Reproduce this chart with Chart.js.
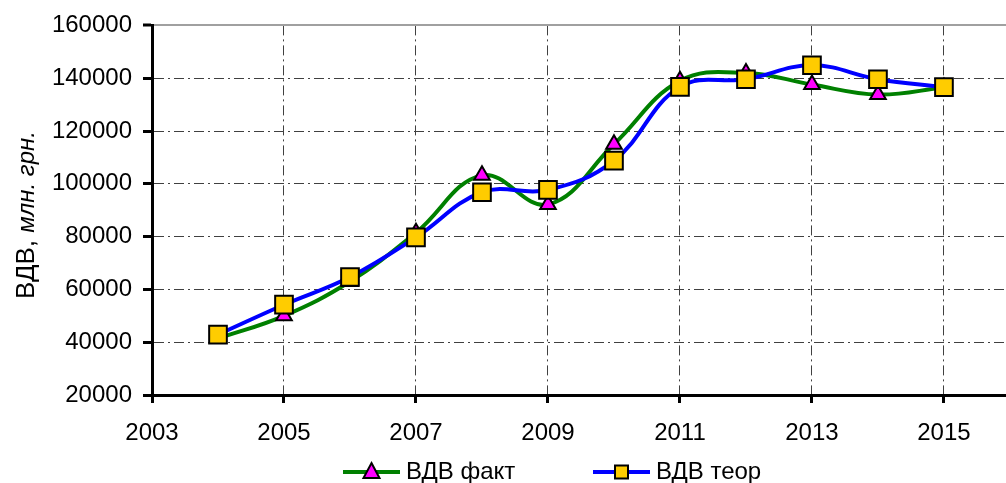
<!DOCTYPE html>
<html>
<head>
<meta charset="utf-8">
<script src="https://cdn.jsdelivr.net/npm/chart.js@4.4.0/dist/chart.umd.min.js"></script>
<style>
  html, body { margin: 0; padding: 0; background: #fff; }
  #wrap { width: 1006px; height: 483px; }
</style>
</head>
<body>
<div id="wrap"><canvas id="vdvChart" width="1006" height="483"></canvas></div>
<script>
// data (млн. грн.)
var years = [2004, 2005, 2006, 2007, 2008, 2009, 2010, 2011, 2012, 2013, 2014, 2015];
var vdvFact = [41400, 50000, 63000, 81500, 103200, 92200, 115000, 139000, 142000, 137600, 133800, 136500];
var vdvTeor = [42900, 54200, 64700, 79700, 96800, 97700, 108800, 136700, 139600, 144900, 139600, 136600];
var seriesNames = ['ВДВ факт', 'ВДВ теор'];
var xTickYears = [2003, 2005, 2007, 2009, 2011, 2013, 2015];
var yTicks = [20000, 40000, 60000, 80000, 100000, 120000, 140000, 160000];
var yTitleMain = 'ВДВ, ';
var yTitleUnit = 'млн. грн.';

var fontFamily = '"Liberation Sans", Arial, sans-serif';
Chart.defaults.font.family = fontFamily;
Chart.defaults.font.size = 24;
Chart.defaults.color = '#000';

function toPoints(values) {
  return years.map(function(y, i) { return { x: y, y: values[i] }; });
}

var gridDash = [10, 4, 2, 4];

function isTop(ctx) {
  return ctx.tick && ctx.tick.value === yTicks[yTicks.length - 1];
}

// y axis title: regular + italic parts
var yTitlePlugin = {
  id: 'yTitle',
  afterDraw: function(chart) {
    var ctx = chart.ctx;
    ctx.save();
    ctx.translate(27, 215);
    ctx.rotate(-Math.PI / 2);
    ctx.textBaseline = 'middle';
    ctx.fillStyle = '#000';
    ctx.font = '26px ' + fontFamily;
    var w1 = ctx.measureText(yTitleMain).width;
    ctx.font = 'italic 24px ' + fontFamily;
    var w2 = ctx.measureText(yTitleUnit).width;
    var x = -(w1 + w2) / 2;
    ctx.font = '26px ' + fontFamily;
    ctx.fillText(yTitleMain, x, 0);
    ctx.font = 'italic 24px ' + fontFamily;
    ctx.fillText(yTitleUnit, x + w1, 0);
    ctx.restore();
  }
};

// legend with line + marker like in excel
var lineLegendPlugin = {
  id: 'lineLegend',
  afterDraw: function(chart) {
    var ctx = chart.ctx;
    var y = 472;
    var starts = [343, 593];
    chart.data.datasets.forEach(function(ds, i) {
      var x = starts[i];
      ctx.save();
      ctx.strokeStyle = ds.borderColor;
      ctx.lineWidth = 4;
      ctx.beginPath();
      ctx.moveTo(x, y);
      ctx.lineTo(x + 57, y);
      ctx.stroke();
      var cx = x + 28.5;
      ctx.fillStyle = ds.pointBackgroundColor;
      ctx.strokeStyle = '#000';
      ctx.lineWidth = 2;
      ctx.beginPath();
      if (ds.pointStyle === 'triangle') {
        ctx.moveTo(cx, y - 9);
        ctx.lineTo(cx + 8, y + 6);
        ctx.lineTo(cx - 8, y + 6);
        ctx.closePath();
      } else {
        ctx.rect(cx - 6.5, y - 6.5, 13, 13);
      }
      ctx.fill();
      ctx.stroke();
      ctx.fillStyle = '#000';
      ctx.font = '24px ' + fontFamily;
      ctx.textBaseline = 'middle';
      ctx.fillText(ds.label, x + 63, y);
      ctx.restore();
    });
  }
};

var chartCtx = document.getElementById('vdvChart').getContext('2d');
var vdvChart = new Chart(chartCtx, {
  type: 'line',
  data: {
    datasets: [{
      label: seriesNames[0],
      data: toPoints(vdvFact),
      borderColor: '#008000',
      borderWidth: 4,
      tension: 0.4,
      pointStyle: 'triangle',
      pointRadius: 9,
      pointBackgroundColor: '#ff00ff',
      pointBorderColor: '#000',
      pointBorderWidth: 2,
      order: 2
    }, {
      label: seriesNames[1],
      data: toPoints(vdvTeor),
      borderColor: '#0000ff',
      borderWidth: 4,
      tension: 0.4,
      pointStyle: 'rect',
      pointRadius: 12.5,
      pointBackgroundColor: '#ffcc00',
      pointBorderColor: '#000',
      pointBorderWidth: 2,
      order: 1
    }]
  },
  options: {
    responsive: false,
    animation: false,
    layout: { autoPadding: false, padding: { top: 22, right: 0, bottom: 38, left: 0 } },
    plugins: {
      legend: { display: false },
      tooltip: { enabled: false }
    },
    scales: {
      x: {
        type: 'linear',
        min: 2003,
        max: 2015.94,
        afterBuildTicks: function(scale) {
          scale.ticks = xTickYears.map(function(v) { return { value: v }; });
        },
        afterFit: function(scale) {
          scale.height = 50;
          scale.paddingLeft = 0;
          scale.paddingRight = 0;
        },
        ticks: {
          padding: 16,
          maxRotation: 0,
          callback: function(v) { return String(v); }
        },
        grid: {
          color: '#404040',
          lineWidth: 1,
          tickColor: '#000',
          tickWidth: 3,
          tickLength: 8,
          tickBorderDash: []
        },
        border: { color: '#000', width: 3, dash: gridDash }
      },
      y: {
        min: 20000,
        max: 160000,
        afterBuildTicks: function(scale) {
          scale.ticks = yTicks.map(function(v) { return { value: v }; });
        },
        afterFit: function(scale) { scale.width = 152; },
        ticks: {
          padding: 11,
          callback: function(v) { return String(v); }
        },
        grid: {
          color: function(ctx) { return isTop(ctx) ? '#a0a0a0' : '#404040'; },
          lineWidth: function(ctx) { return isTop(ctx) ? 2 : 1; },
          tickColor: '#000',
          tickWidth: 3,
          tickLength: 9,
          tickBorderDash: []
        },
        border: {
          color: '#000',
          width: 3,
          dash: function(ctx) { return isTop(ctx) ? [] : gridDash; }
        }
      }
    }
  },
  plugins: [yTitlePlugin, lineLegendPlugin]
});
</script>
</body>
</html>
--
▶ **GIVEN REQUEST**:
Take every line from the data above that holds "with" and copy it out.

▶ **SOLUTION TO THE EXERCISE**:
Reproduce this chart with Chart.js.
// legend with line + marker like in excel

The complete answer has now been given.